TASK DESCRIPTION
Write out the listing from the line with "Write a LaTeX" to the line with "(note) at (683,313)", both lines included, exactly and nothing beyond. Leave pictures out.

________________________

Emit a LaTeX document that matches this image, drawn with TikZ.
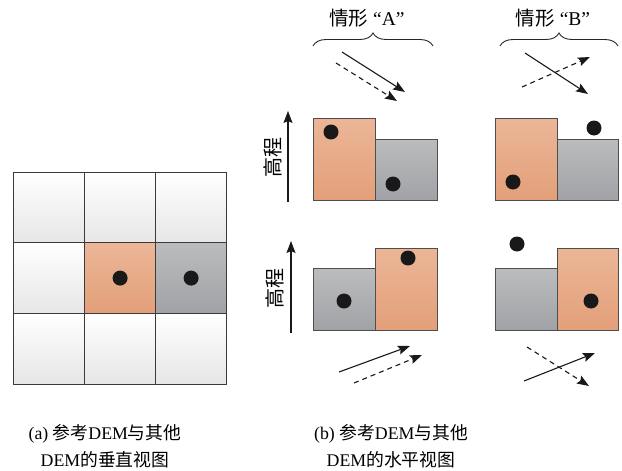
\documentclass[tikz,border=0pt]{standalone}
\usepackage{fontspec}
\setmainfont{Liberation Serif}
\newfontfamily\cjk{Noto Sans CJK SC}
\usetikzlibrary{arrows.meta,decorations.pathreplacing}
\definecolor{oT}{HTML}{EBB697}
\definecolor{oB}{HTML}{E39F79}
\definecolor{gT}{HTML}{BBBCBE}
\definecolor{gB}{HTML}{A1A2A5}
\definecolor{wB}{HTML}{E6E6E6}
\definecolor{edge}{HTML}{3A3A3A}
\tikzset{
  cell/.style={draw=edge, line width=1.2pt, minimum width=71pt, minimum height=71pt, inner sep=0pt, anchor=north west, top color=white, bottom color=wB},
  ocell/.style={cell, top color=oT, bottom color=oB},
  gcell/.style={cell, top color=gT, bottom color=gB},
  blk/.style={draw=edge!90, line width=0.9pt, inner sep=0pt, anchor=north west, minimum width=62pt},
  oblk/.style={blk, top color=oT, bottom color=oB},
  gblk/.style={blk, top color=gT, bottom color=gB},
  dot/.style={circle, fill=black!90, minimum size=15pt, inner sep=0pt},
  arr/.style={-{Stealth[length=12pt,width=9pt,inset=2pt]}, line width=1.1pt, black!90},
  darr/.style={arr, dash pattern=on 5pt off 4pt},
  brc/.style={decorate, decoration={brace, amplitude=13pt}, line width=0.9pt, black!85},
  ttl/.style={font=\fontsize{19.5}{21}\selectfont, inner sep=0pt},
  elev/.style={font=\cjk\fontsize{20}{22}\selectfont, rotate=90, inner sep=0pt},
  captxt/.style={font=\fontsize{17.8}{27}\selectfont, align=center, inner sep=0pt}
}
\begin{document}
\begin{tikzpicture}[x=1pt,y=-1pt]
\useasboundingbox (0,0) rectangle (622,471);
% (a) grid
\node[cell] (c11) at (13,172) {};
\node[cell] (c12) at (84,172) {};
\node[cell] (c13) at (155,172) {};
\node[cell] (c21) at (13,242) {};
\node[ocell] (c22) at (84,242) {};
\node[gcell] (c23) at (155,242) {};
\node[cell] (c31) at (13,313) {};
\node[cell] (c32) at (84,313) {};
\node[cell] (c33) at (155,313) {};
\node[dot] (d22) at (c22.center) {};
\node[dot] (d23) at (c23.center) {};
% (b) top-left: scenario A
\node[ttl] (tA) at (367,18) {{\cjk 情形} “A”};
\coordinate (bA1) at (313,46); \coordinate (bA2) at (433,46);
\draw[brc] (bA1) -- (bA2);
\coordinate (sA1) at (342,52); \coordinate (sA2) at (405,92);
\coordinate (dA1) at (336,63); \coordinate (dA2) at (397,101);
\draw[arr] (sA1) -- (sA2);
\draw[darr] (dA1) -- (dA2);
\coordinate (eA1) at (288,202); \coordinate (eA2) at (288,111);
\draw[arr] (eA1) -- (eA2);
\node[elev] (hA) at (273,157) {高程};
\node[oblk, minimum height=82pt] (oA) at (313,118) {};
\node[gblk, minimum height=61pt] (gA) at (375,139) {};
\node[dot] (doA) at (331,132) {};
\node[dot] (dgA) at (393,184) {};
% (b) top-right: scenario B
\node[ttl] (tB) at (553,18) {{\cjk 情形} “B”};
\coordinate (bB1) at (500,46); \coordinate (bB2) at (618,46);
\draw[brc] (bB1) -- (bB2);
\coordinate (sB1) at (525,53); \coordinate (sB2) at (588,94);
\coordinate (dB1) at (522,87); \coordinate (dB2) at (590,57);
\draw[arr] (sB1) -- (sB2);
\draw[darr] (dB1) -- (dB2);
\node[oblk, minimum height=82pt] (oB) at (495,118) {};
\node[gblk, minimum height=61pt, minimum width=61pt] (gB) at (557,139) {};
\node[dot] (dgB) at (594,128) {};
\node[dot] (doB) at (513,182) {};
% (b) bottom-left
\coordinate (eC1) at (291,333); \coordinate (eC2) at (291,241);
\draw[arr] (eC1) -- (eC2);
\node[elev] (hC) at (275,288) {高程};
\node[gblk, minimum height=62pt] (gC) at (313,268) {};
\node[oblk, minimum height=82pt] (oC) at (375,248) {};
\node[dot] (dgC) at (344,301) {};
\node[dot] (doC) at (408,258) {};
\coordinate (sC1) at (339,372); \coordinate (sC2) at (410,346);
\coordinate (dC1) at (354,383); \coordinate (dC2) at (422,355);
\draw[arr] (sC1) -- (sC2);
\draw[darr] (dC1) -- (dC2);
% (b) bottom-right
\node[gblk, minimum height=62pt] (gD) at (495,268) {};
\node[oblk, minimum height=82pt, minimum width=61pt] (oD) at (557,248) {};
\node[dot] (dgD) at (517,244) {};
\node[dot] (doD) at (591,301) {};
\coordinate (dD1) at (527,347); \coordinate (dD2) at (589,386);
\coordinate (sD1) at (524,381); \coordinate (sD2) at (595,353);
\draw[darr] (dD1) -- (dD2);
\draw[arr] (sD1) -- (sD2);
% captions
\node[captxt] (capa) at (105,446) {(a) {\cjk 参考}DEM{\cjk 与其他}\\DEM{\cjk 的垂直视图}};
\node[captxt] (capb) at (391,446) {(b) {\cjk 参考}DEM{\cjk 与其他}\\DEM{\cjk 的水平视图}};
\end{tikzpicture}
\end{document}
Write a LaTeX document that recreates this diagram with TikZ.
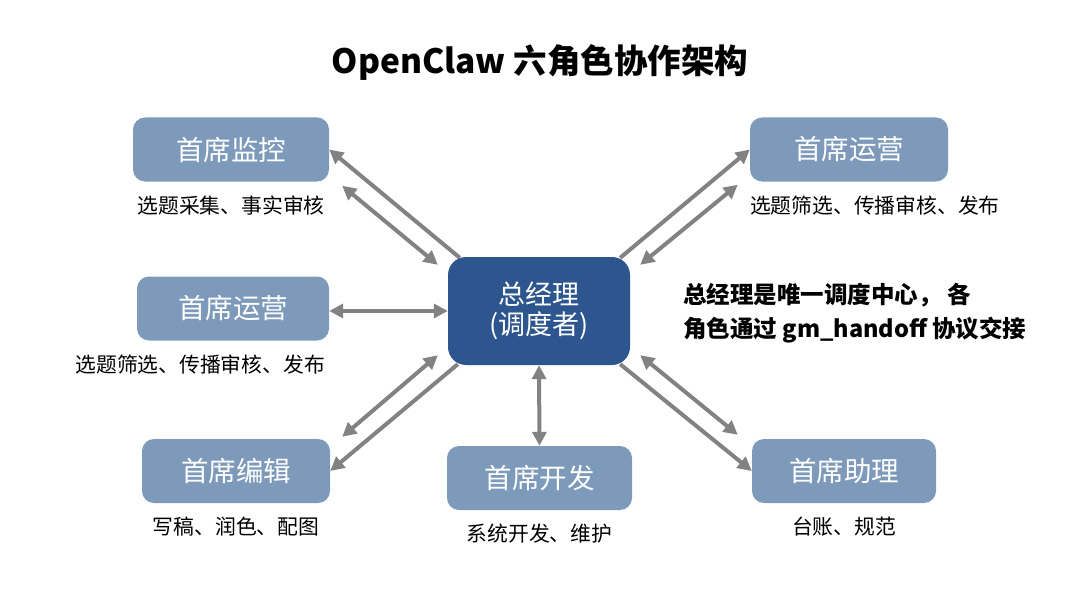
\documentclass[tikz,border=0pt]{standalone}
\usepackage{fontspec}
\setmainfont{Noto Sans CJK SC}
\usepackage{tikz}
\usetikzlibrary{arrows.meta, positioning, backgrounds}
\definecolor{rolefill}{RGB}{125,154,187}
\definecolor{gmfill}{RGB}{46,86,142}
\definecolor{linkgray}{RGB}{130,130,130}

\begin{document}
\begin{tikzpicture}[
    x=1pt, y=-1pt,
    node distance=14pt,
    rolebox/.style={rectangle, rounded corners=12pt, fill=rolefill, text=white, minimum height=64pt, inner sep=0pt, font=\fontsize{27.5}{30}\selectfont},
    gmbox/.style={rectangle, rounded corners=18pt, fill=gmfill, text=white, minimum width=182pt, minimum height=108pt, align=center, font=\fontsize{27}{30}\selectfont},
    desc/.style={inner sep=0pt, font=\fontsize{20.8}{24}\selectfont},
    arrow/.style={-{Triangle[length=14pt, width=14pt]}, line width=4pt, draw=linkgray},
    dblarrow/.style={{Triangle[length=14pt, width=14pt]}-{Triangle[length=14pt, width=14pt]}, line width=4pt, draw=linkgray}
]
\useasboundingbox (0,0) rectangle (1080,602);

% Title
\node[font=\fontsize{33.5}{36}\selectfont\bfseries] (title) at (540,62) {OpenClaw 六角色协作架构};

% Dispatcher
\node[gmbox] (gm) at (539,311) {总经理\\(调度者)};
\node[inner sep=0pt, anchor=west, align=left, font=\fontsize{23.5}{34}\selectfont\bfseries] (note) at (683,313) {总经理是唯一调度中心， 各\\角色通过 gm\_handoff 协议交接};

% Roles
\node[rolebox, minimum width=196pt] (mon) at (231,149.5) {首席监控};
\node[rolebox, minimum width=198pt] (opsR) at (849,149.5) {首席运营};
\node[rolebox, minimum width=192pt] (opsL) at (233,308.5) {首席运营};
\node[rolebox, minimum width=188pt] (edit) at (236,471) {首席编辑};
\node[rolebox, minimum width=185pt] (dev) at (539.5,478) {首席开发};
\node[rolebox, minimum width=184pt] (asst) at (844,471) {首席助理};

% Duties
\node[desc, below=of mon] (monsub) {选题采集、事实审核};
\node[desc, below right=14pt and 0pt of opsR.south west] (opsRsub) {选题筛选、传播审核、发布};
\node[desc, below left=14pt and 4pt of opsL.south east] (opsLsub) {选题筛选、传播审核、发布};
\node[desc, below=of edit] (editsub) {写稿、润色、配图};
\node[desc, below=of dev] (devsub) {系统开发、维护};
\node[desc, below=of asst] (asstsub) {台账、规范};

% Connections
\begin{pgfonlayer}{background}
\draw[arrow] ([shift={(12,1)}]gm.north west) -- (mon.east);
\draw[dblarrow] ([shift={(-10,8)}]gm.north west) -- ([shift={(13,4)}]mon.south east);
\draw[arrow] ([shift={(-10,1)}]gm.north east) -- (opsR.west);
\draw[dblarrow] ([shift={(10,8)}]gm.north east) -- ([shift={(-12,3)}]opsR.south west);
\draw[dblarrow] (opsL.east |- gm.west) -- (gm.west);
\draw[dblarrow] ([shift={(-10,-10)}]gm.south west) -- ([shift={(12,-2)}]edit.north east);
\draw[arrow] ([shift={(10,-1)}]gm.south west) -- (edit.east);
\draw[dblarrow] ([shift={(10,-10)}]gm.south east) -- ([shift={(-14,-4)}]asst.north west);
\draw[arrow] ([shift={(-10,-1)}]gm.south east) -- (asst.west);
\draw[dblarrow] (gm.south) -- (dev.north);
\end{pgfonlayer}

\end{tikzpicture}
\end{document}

________________________

TASK RESULT
Write a LaTeX document that recreates this diagram with TikZ.
\documentclass[tikz,border=0pt]{standalone}
\usepackage{fontspec}
\setmainfont{Noto Sans CJK SC}
\usepackage{tikz}
\usetikzlibrary{arrows.meta, positioning, backgrounds}
\definecolor{rolefill}{RGB}{125,154,187}
\definecolor{gmfill}{RGB}{46,86,142}
\definecolor{linkgray}{RGB}{130,130,130}

\begin{document}
\begin{tikzpicture}[
    x=1pt, y=-1pt,
    node distance=14pt,
    rolebox/.style={rectangle, rounded corners=12pt, fill=rolefill, text=white, minimum height=64pt, inner sep=0pt, font=\fontsize{27.5}{30}\selectfont},
    gmbox/.style={rectangle, rounded corners=18pt, fill=gmfill, text=white, minimum width=182pt, minimum height=108pt, align=center, font=\fontsize{27}{30}\selectfont},
    desc/.style={inner sep=0pt, font=\fontsize{20.8}{24}\selectfont},
    arrow/.style={-{Triangle[length=14pt, width=14pt]}, line width=4pt, draw=linkgray},
    dblarrow/.style={{Triangle[length=14pt, width=14pt]}-{Triangle[length=14pt, width=14pt]}, line width=4pt, draw=linkgray}
]
\useasboundingbox (0,0) rectangle (1080,602);

% Title
\node[font=\fontsize{33.5}{36}\selectfont\bfseries] (title) at (540,62) {OpenClaw 六角色协作架构};

% Dispatcher
\node[gmbox] (gm) at (539,311) {总经理\\(调度者)};
\node[inner sep=0pt, anchor=west, align=left, font=\fontsize{23.5}{34}\selectfont\bfseries] (note) at (683,313) {总经理是唯一调度中心， 各\\角色通过 gm\_handoff 协议交接};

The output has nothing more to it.